Pioneer also assigns high-residue suitability ratings of highly suitable, suitable or poorly suited for hybrid performance in reduced-tillage systems. This rating is calculated based on trait scores for the following: stress emergence, northern corn leaf blight, anthracnose stalk rot, gray leaf spot and Diplodia ear rot.
Because heavy residue can hinder planting efforts, growers also should be sure to set up and operate the planter appropriately. This can help improve stand establishment in high-residue systems. Because planter operation may vary widely with soil type and conditions, it can be helpful to consult with an area agronomist or other no-tillers in the area to determine the best equipment and practices based on needs.
Other planting tips include using row cleaners to clear the planting row of residue, planting slightly deeper to help overcome some of the moisture and temperature variability, and choosing a planting date that allocates extra time for soil under heavy residue to dry before planting.
While these best management practices can help growers today, DuPont Industrial Biosciences is developing solutions for tomorrow that address the residue itself. DuPont plans to build one of the world's first commercial cellulosic ethanol biorefineries in Nevada, Iowa, which will require thousands of tons of stover from Iowa fields.
"Currently, the most plentiful agricultural source of ligno-cellulosic biomass for ethanol production in the U.S. is corn stover," says Steve Mirshak, business director for DuPont's cellulosic ethanol program. "We're currently working with an exclusive group of growers in a pilot program to collect stover in support of the biorefinery.
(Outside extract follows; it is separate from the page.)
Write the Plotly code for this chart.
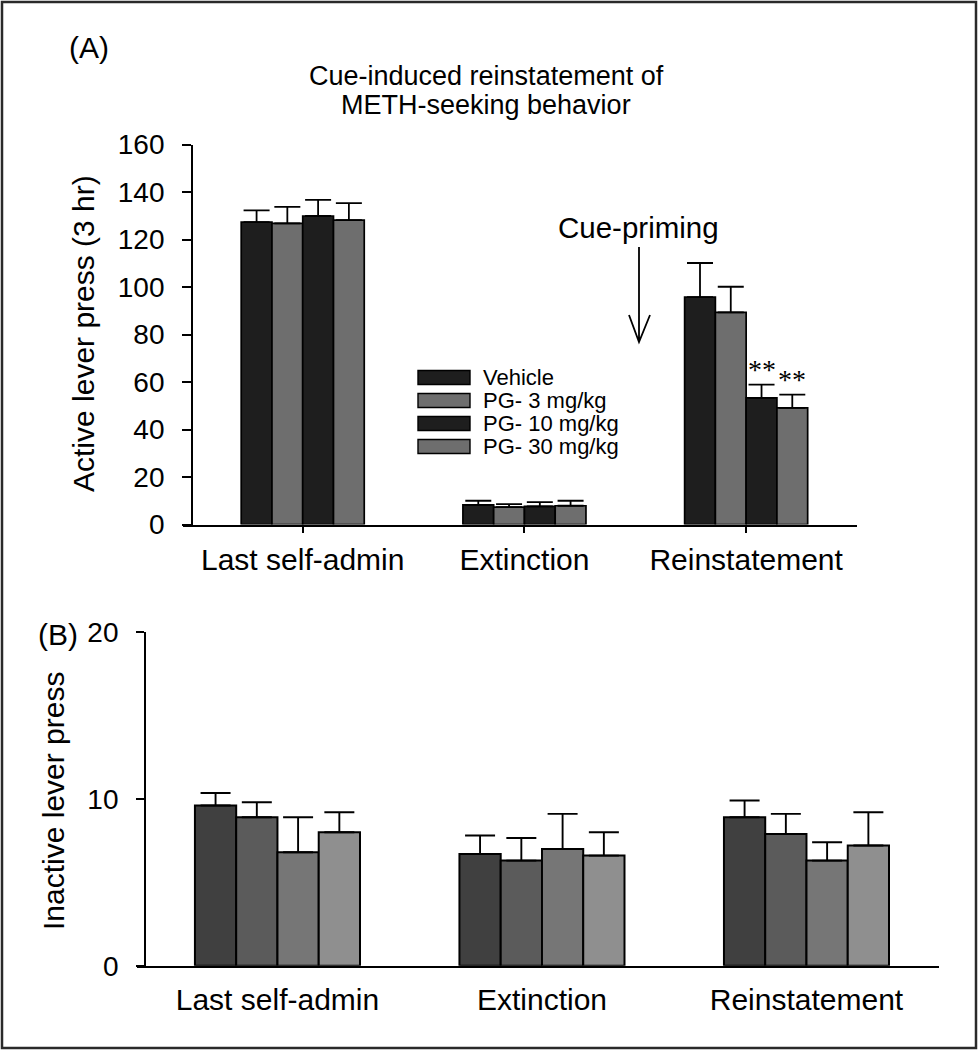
import plotly.graph_objects as go

# ---------------- data ----------------
categories = ["Last self-admin", "Extinction", "Reinstatement"]
series_names = ["Vehicle", "PG- 3 mg/kg", "PG- 10 mg/kg", "PG- 30 mg/kg"]

# Panel A: active lever press (3 hr)
active_vehicle = [127.3, 8.3, 95.7]
active_pg3 = [126.8, 7.3, 89.3]
active_pg10 = [129.9, 7.6, 53.3]
active_pg30 = [128.2, 7.9, 49.1]
active_err_vehicle = [5.0, 1.7, 14.4]
active_err_pg3 = [6.9, 1.3, 10.8]
active_err_pg10 = [6.8, 1.8, 5.6]
active_err_pg30 = [7.1, 2.1, 5.6]

# Panel B: inactive lever press
inactive_vehicle = [9.6, 6.7, 8.9]
inactive_pg3 = [8.9, 6.3, 7.9]
inactive_pg10 = [6.8, 7.0, 6.3]
inactive_pg30 = [8.0, 6.6, 7.2]
inactive_err_vehicle = [0.75, 1.1, 1.0]
inactive_err_pg3 = [0.9, 1.35, 1.2]
inactive_err_pg10 = [2.1, 2.1, 1.1]
inactive_err_pg30 = [1.2, 1.4, 2.0]

# significance marks on reinstatement (per series)
sig_marks = ["", "", "**", "**"]
sig_category_index = 2

active_y_ticks = [0, 20, 40, 60, 80, 100, 120, 140, 160]
inactive_y_ticks = [0, 10, 20]

# ---------------- styling ----------------
W, H = 978, 1050
FONT = "Liberation Sans, Arial, Helvetica, sans-serif"
colors_A = ["#1e1e1e", "#6e6e6e", "#1e1e1e", "#6e6e6e"]
colors_B = ["#404040", "#5b5b5b", "#767676", "#8f8f8f"]
group_fill_A = 0.555   # fraction of category slot used by a group (panel A)
group_fill_B = 0.624   # panel B


def px_x(x):
    return x / W


def px_y(y):
    return 1 - y / H


active_means = [active_vehicle, active_pg3, active_pg10, active_pg30]
active_errs = [active_err_vehicle, active_err_pg3, active_err_pg10, active_err_pg30]
inactive_means = [inactive_vehicle, inactive_pg3, inactive_pg10, inactive_pg30]
inactive_errs = [inactive_err_vehicle, inactive_err_pg3, inactive_err_pg10, inactive_err_pg30]

n = len(series_names)
bwA = group_fill_A / n
bwB = group_fill_B / n

fig = go.Figure()

for i, name in enumerate(series_names):
    fig.add_trace(go.Bar(
        x=categories, y=active_means[i], name=name, showlegend=False,
        width=bwA, offset=-group_fill_A / 2 + i * bwA,
        marker=dict(color=colors_A[i], line=dict(color="#000000", width=1.7)),
        error_y=dict(type="data", symmetric=False, array=active_errs[i],
                     arrayminus=[0] * len(categories), color="#000000",
                     thickness=1.8, width=13),
        xaxis="x", yaxis="y",
    ))

for i, name in enumerate(series_names):
    fig.add_trace(go.Bar(
        x=categories, y=inactive_means[i], name=name, showlegend=False,
        width=bwB, offset=-group_fill_B / 2 + i * bwB,
        marker=dict(color=colors_B[i], line=dict(color="#000000", width=2)),
        error_y=dict(type="data", symmetric=False, array=inactive_errs[i],
                     arrayminus=[0] * len(categories), color="#000000",
                     thickness=1.9, width=15),
        xaxis="x2", yaxis="y2",
    ))

axis_common = dict(showgrid=False, zeroline=False, showline=True,
                   linecolor="#000000", linewidth=1.8, automargin=False,
                   tickfont=dict(family=FONT, size=28, color="#000000"))

fig.update_layout(
    width=W, height=H, autosize=False,
    margin=dict(l=0, r=0, t=0, b=0, pad=0),
    paper_bgcolor="white", plot_bgcolor="white",
    barmode="group",
    showlegend=False,
    font=dict(family=FONT, color="#000000"),
    xaxis=dict(axis_common, domain=[px_x(183), px_x(857)], range=[-0.54, 2.5],
               anchor="y", type="category", ticks="outside", ticklen=7,
               tickwidth=1.8, tickcolor="#000000", ticklabelstandoff=1,
               tickfont=dict(family=FONT, size=30, color="#000000")),
    yaxis=dict(axis_common, domain=[px_y(524.5), px_y(144.5)], range=[0, 160],
               anchor="free", position=px_x(192), tickvals=active_y_ticks,
               ticks="outside", ticklen=9, tickwidth=1.8, tickcolor="#000000",
               ticklabelstandoff=12),
    xaxis2=dict(axis_common, domain=[px_x(137), px_x(939)], range=[-0.531, 2.501],
                anchor="y2", type="category", ticks="", ticklabelstandoff=6,
                tickfont=dict(family=FONT, size=30, color="#000000")),
    yaxis2=dict(axis_common, domain=[px_y(965.7), px_y(632)], range=[0, 20],
                anchor="free", position=px_x(145), tickvals=inactive_y_ticks,
                ticks="outside", ticklen=8, tickwidth=1.8, tickcolor="#000000",
                ticklabelstandoff=12),
)


def note(text, x, y, size, family=FONT, angle=0, xanchor="center"):
    return dict(text=text, x=px_x(x), y=px_y(y), xref="paper", yref="paper",
                xanchor=xanchor, yanchor="middle", showarrow=False, textangle=angle,
                font=dict(family=family, size=size, color="#000000"))


annotations = []
annotations.append(note("(A)", 89, 48, 30))
annotations.append(note("(B)", 58, 634, 30))
annotations.append(note("Cue-induced reinstatement of", 486, 76, 27))
annotations.append(note("METH-seeking behavior", 486, 105, 27))
annotations.append(note("Active lever press (3 hr)", 83, 334, 30, angle=-90))
annotations.append(note("Inactive lever press", 53, 801, 30, angle=-90))
annotations.append(note("Cue-priming", 638, 228, 29.5))

# significance asterisks
for i, mark in enumerate(sig_marks):
    if not mark:
        continue
    xpos = sig_category_index - group_fill_A / 2 + (i + 0.5) * bwA
    top = active_means[i][sig_category_index] + active_errs[i][sig_category_index]
    annotations.append(dict(text=mark, x=xpos, y=top, xref="x", yref="y",
                            xanchor="center", yanchor="bottom",
                            showarrow=False, yshift=-2,
                            font=dict(family="Liberation Serif, Times New Roman, serif",
                                      size=28, color="#000000")))

# manual legend (panel A)
shapes = []
leg_x0, leg_x1 = 418, 470
leg_y0, leg_dy = 377.5, 23
for i, name in enumerate(series_names):
    cy = leg_y0 + i * leg_dy
    shapes.append(dict(type="rect", xref="paper", yref="paper",
                       x0=px_x(leg_x0), x1=px_x(leg_x1),
                       y0=px_y(cy + 7), y1=px_y(cy - 7),
                       fillcolor=colors_A[i], line=dict(color="#000000", width=1.4)))
    annotations.append(note(name, 481, cy, 22, xanchor="left"))

# arrow (open V head)
ax = 639
shapes.append(dict(type="path", xref="paper", yref="paper",
                   path=(f"M {px_x(ax)},{px_y(247)} L {px_x(ax)},{px_y(342)} "
                         f"M {px_x(ax-10)},{px_y(315)} L {px_x(ax)},{px_y(342)} "
                         f"L {px_x(ax+11)},{px_y(315)}"),
                   line=dict(color="#000000", width=1.8)))

# figure border
shapes.append(dict(type="rect", xref="paper", yref="paper",
                   x0=px_x(2), x1=px_x(976), y0=px_y(1048), y1=px_y(2),
                   line=dict(color="#2a2a2a", width=2.5), fillcolor="rgba(0,0,0,0)"))

fig.update_layout(annotations=annotations, shapes=shapes)

fig.write_html("out.html", config={"displayModeBar": False},
               post_script="document.body.style.margin='0';document.body.style.overflow='hidden';")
When completed, the plant will be fueled almost exclusively by cornstalks."
Experts are keeping in mind long-term impacts. "University research suggests that at a high yield level (200 bushels per acre or more), growers can remove 40% of stover without negatively impacting soil organic matter," Heggenstaller says. "As we move forward, cellulosic ethanol production may become a common form of residue management."